----- DATA SUPPLIED
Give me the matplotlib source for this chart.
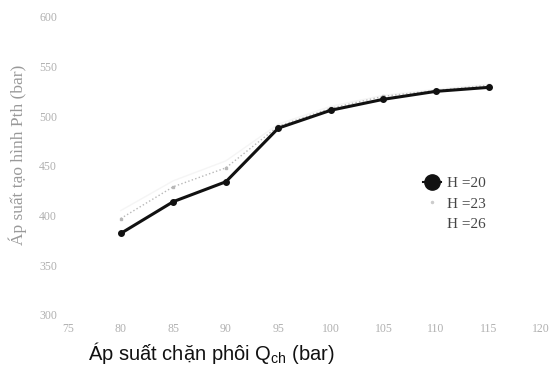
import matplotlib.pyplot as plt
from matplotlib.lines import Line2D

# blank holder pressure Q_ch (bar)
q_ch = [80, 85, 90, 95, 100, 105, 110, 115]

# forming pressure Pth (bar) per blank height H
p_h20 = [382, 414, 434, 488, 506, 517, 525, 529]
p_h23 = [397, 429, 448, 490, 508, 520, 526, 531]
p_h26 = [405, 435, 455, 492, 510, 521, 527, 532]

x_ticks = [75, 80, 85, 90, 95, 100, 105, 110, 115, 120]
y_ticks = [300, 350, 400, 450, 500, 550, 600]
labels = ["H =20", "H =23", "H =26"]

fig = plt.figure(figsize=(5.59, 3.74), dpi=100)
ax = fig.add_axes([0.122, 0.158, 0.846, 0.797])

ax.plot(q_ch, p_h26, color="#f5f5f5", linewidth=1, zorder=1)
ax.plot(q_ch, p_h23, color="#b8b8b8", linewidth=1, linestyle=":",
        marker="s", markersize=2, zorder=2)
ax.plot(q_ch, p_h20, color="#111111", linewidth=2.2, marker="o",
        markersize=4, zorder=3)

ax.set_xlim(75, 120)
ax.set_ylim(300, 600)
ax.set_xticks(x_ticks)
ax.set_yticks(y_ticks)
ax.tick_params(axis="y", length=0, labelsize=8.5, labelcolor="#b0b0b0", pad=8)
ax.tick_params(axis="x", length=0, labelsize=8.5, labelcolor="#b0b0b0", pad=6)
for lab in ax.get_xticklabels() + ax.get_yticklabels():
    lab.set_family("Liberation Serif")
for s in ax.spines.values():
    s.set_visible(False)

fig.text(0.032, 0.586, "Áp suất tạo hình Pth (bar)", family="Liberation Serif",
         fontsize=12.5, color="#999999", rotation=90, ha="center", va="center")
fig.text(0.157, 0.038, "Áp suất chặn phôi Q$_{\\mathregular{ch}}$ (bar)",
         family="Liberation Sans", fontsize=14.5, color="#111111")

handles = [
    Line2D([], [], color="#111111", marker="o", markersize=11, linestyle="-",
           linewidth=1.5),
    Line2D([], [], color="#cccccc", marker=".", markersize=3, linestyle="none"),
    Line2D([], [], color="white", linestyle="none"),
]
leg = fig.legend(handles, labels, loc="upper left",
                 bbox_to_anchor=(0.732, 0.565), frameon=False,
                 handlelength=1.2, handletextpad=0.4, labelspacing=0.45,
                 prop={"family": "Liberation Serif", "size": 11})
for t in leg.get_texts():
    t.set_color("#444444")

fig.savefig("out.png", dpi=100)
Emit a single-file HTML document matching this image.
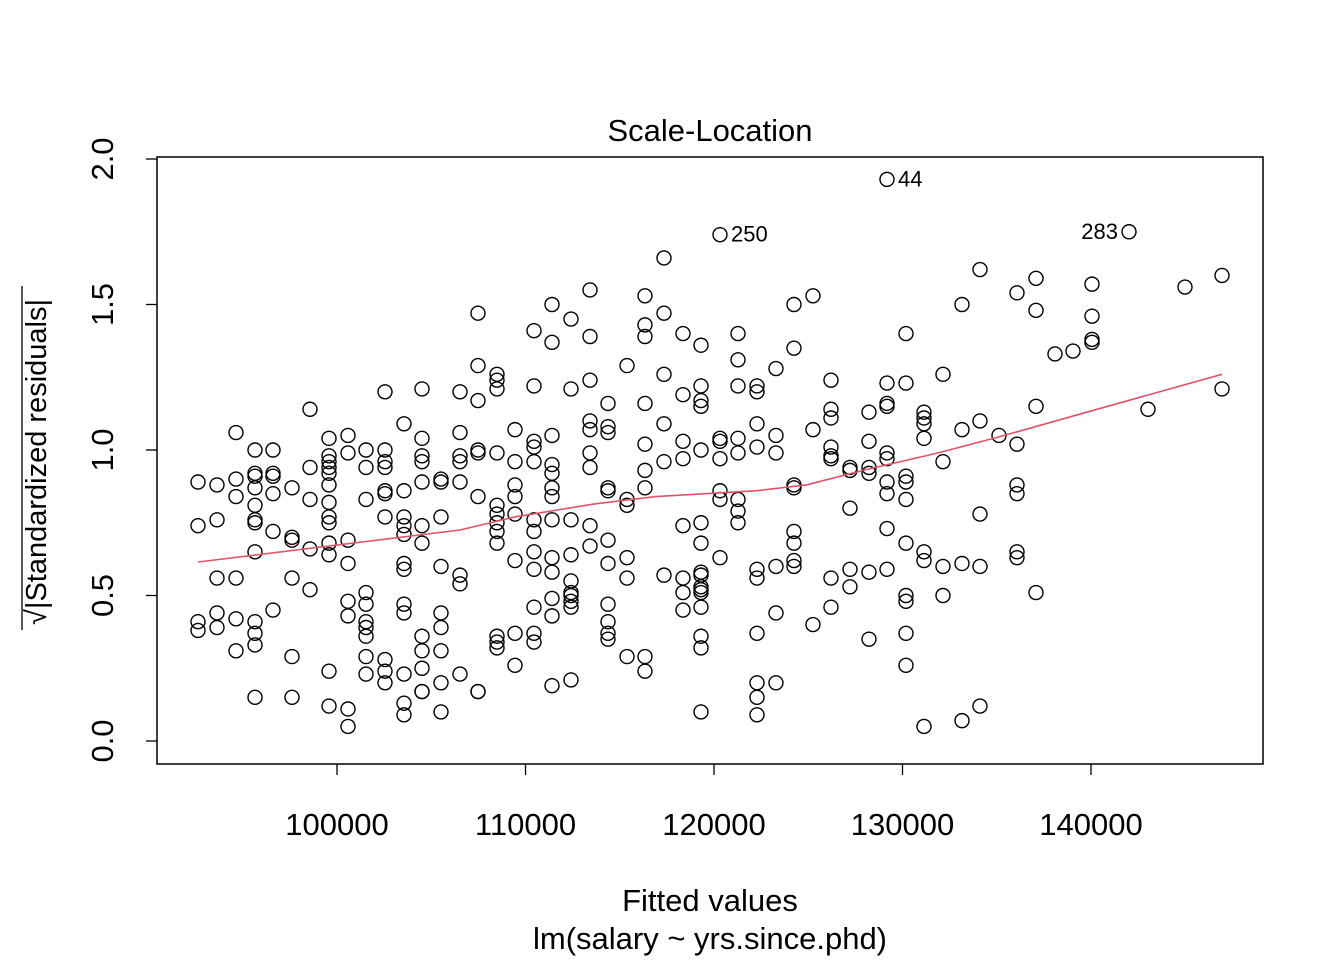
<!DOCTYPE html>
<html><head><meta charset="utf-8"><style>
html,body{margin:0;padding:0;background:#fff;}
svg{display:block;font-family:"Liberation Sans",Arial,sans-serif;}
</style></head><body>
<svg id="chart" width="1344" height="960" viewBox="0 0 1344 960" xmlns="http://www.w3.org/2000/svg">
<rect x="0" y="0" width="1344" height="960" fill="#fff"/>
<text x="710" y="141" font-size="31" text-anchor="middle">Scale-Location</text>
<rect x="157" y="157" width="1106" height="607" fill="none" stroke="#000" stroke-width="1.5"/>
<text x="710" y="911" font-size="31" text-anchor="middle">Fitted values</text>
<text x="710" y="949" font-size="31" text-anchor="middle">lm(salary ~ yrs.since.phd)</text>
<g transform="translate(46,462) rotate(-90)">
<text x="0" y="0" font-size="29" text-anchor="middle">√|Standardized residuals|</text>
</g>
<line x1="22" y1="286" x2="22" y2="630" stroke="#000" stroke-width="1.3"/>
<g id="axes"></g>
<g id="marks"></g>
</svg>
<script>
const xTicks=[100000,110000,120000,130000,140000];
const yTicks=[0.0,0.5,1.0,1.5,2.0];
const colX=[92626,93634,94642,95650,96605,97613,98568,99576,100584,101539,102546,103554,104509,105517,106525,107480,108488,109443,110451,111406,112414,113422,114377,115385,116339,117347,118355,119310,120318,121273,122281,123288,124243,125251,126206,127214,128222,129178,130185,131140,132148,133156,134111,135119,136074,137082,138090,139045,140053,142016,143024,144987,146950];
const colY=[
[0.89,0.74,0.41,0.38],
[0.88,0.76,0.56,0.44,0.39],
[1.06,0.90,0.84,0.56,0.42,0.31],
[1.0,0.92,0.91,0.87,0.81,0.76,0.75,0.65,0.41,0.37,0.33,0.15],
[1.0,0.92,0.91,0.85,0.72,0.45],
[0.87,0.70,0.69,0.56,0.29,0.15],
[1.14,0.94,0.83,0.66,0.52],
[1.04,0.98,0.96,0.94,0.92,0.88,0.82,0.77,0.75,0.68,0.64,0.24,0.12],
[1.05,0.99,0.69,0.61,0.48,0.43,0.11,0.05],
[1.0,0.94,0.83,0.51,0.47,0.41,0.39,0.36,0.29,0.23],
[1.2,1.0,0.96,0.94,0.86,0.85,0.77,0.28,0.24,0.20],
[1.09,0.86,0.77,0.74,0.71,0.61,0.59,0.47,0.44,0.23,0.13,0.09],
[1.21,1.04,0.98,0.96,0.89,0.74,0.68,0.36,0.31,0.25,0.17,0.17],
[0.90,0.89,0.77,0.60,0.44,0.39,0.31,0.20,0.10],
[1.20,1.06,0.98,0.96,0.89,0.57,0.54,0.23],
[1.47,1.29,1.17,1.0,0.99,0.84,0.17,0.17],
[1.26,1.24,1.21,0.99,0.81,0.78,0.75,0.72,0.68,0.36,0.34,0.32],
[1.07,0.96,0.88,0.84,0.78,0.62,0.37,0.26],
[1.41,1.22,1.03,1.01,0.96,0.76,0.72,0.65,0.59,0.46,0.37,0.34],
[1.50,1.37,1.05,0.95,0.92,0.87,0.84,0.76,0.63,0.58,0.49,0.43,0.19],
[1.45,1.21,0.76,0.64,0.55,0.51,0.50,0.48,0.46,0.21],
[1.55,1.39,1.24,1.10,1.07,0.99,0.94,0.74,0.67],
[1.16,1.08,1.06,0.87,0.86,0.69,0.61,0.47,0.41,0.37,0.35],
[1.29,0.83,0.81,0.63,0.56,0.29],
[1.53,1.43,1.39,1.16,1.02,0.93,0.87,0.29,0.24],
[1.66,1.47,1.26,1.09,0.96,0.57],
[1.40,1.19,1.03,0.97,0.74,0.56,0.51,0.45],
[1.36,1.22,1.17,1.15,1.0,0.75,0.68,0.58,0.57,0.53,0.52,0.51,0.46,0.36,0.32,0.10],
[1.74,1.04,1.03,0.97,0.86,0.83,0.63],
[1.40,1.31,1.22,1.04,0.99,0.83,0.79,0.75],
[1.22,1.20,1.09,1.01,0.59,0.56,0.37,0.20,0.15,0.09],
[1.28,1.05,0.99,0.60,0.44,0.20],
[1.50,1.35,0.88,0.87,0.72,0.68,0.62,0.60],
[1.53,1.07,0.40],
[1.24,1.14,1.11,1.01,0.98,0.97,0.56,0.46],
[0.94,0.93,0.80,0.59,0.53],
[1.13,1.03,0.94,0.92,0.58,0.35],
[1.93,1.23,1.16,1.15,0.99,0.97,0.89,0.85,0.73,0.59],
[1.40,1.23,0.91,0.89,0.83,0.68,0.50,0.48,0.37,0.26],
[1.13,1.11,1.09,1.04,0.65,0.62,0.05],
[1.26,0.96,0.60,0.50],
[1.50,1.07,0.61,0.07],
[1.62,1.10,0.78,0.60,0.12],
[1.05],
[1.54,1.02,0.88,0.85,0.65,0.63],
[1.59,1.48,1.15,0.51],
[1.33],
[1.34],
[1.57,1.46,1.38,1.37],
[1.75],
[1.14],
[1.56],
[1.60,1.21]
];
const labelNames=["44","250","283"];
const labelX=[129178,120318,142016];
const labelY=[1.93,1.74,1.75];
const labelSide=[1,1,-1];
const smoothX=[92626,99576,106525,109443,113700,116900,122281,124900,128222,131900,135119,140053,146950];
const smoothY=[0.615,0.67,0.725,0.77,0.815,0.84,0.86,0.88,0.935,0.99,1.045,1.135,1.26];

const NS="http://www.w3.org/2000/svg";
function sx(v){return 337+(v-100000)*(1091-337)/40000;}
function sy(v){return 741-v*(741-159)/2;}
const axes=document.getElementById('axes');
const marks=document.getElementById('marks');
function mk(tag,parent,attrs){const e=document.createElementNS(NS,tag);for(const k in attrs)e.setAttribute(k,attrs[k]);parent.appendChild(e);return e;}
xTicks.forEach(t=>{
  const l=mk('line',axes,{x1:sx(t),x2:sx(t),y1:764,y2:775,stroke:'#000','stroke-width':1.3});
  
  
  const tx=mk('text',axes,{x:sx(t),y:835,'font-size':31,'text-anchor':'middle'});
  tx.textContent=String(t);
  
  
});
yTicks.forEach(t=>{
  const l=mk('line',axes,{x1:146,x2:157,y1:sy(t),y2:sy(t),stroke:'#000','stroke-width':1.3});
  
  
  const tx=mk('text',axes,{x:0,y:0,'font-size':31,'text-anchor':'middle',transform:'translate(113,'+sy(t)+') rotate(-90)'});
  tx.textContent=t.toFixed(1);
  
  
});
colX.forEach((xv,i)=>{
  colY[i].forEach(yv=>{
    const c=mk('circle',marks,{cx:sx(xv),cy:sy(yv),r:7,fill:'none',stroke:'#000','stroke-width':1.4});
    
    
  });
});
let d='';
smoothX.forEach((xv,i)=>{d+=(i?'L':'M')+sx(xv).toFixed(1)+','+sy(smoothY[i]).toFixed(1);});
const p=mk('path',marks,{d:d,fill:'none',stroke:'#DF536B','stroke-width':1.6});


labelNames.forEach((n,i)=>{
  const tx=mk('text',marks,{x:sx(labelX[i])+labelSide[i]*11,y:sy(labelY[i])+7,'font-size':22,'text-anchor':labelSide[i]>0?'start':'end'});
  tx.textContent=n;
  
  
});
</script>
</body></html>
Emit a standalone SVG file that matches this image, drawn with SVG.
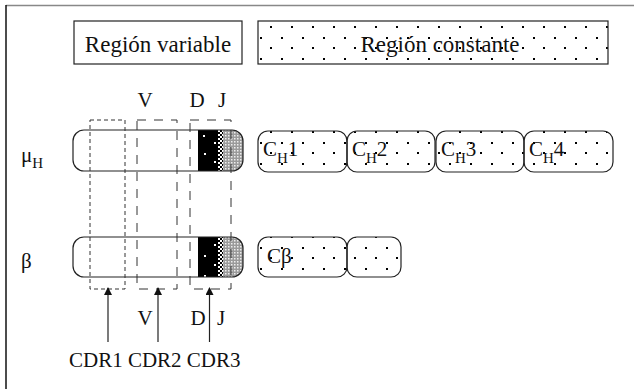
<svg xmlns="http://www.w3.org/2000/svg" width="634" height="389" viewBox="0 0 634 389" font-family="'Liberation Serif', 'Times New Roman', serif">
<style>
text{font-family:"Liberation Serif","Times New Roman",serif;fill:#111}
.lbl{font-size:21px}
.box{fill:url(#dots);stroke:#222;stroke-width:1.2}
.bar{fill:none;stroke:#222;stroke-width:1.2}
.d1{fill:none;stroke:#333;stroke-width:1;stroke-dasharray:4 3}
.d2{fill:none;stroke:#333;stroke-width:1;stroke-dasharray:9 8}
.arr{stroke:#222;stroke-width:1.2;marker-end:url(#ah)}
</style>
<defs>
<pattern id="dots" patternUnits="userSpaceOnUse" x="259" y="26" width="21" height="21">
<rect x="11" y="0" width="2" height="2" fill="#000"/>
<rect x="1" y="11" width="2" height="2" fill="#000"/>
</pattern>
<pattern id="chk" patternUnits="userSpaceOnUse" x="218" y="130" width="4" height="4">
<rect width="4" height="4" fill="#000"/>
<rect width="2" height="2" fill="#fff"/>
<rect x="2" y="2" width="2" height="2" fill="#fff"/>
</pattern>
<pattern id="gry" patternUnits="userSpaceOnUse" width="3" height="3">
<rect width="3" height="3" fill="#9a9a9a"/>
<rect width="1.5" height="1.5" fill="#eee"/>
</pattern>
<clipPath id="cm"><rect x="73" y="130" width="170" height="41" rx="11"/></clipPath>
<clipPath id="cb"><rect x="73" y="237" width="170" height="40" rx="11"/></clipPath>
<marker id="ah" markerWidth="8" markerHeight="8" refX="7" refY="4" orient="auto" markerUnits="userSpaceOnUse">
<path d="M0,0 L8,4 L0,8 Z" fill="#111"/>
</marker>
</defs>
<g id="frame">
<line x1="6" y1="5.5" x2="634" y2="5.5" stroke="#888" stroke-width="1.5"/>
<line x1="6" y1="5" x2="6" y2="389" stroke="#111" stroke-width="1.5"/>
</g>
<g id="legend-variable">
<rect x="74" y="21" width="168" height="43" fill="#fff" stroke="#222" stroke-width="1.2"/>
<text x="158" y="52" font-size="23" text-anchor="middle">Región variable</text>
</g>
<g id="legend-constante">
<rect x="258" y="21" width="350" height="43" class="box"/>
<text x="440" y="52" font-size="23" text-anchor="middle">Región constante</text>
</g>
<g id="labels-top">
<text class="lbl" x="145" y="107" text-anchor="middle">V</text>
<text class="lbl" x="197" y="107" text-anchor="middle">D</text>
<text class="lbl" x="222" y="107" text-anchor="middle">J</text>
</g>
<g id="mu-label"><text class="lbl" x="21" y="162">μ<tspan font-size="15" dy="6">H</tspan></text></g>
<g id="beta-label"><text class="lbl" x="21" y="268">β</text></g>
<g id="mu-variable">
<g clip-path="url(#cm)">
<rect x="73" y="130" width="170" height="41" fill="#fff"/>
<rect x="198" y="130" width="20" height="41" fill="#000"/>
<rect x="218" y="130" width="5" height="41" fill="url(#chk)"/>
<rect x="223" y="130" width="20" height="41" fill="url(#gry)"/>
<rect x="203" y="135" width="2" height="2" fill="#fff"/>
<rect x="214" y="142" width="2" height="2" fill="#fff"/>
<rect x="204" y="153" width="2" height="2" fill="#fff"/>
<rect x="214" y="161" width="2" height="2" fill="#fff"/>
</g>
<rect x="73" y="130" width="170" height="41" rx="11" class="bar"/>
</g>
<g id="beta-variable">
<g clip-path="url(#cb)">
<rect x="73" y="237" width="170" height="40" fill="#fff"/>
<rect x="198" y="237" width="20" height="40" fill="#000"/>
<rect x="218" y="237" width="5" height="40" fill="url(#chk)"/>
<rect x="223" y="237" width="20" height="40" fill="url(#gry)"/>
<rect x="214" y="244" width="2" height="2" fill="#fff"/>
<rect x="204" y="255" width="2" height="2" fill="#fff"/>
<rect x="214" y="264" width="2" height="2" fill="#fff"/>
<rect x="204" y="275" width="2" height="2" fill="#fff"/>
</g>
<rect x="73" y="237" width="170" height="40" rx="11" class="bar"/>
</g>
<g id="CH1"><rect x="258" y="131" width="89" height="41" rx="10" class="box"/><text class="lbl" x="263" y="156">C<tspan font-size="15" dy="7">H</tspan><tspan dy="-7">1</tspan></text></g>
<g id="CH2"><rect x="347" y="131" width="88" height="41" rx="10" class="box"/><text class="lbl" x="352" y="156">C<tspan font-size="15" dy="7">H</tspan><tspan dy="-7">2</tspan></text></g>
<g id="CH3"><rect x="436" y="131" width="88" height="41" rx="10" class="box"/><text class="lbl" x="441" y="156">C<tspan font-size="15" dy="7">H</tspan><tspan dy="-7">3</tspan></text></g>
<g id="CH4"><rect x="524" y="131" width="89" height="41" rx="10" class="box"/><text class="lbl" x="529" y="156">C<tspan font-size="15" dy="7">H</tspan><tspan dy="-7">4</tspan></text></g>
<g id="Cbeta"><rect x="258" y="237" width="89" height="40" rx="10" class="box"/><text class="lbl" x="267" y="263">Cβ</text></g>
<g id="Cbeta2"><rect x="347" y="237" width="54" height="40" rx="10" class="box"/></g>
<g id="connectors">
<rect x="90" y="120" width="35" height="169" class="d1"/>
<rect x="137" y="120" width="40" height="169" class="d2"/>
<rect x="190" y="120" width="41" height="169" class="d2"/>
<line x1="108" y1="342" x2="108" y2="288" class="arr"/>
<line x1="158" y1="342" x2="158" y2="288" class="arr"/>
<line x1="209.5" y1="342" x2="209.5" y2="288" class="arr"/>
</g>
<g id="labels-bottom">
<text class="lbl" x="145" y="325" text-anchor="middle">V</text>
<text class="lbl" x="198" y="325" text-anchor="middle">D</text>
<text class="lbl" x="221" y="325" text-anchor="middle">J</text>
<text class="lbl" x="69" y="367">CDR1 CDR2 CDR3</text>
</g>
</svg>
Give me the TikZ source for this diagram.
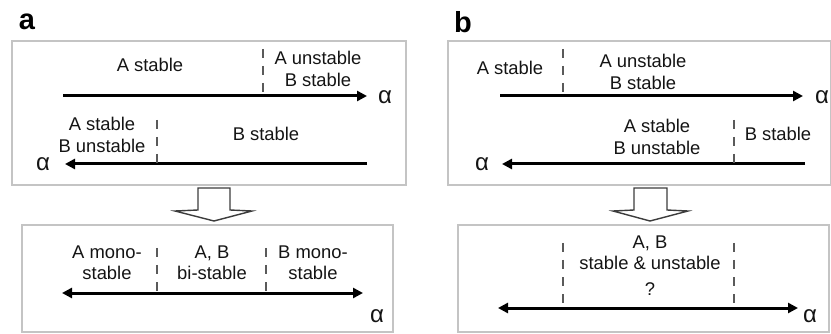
----------
- [GIVEN INSTRUCTION]: Leave out the pictures. Transcribe only the lines above, from the first through the one that contains "markersize=4, zorder=3)".

- [PROBLEM SOLUTION]:
Give me the matplotlib source for this chart.
import matplotlib.pyplot as plt
from matplotlib.lines import Line2D

# blank holder pressure Q_ch (bar)
q_ch = [80, 85, 90, 95, 100, 105, 110, 115]

# forming pressure Pth (bar) per blank height H
p_h20 = [382, 414, 434, 488, 506, 517, 525, 529]
p_h23 = [397, 429, 448, 490, 508, 520, 526, 531]
p_h26 = [405, 435, 455, 492, 510, 521, 527, 532]

x_ticks = [75, 80, 85, 90, 95, 100, 105, 110, 115, 120]
y_ticks = [300, 350, 400, 450, 500, 550, 600]
labels = ["H =20", "H =23", "H =26"]

fig = plt.figure(figsize=(5.59, 3.74), dpi=100)
ax = fig.add_axes([0.122, 0.158, 0.846, 0.797])

ax.plot(q_ch, p_h26, color="#f5f5f5", linewidth=1, zorder=1)
ax.plot(q_ch, p_h23, color="#b8b8b8", linewidth=1, linestyle=":",
        marker="s", markersize=2, zorder=2)
ax.plot(q_ch, p_h20, color="#111111", linewidth=2.2, marker="o",
        markersize=4, zorder=3)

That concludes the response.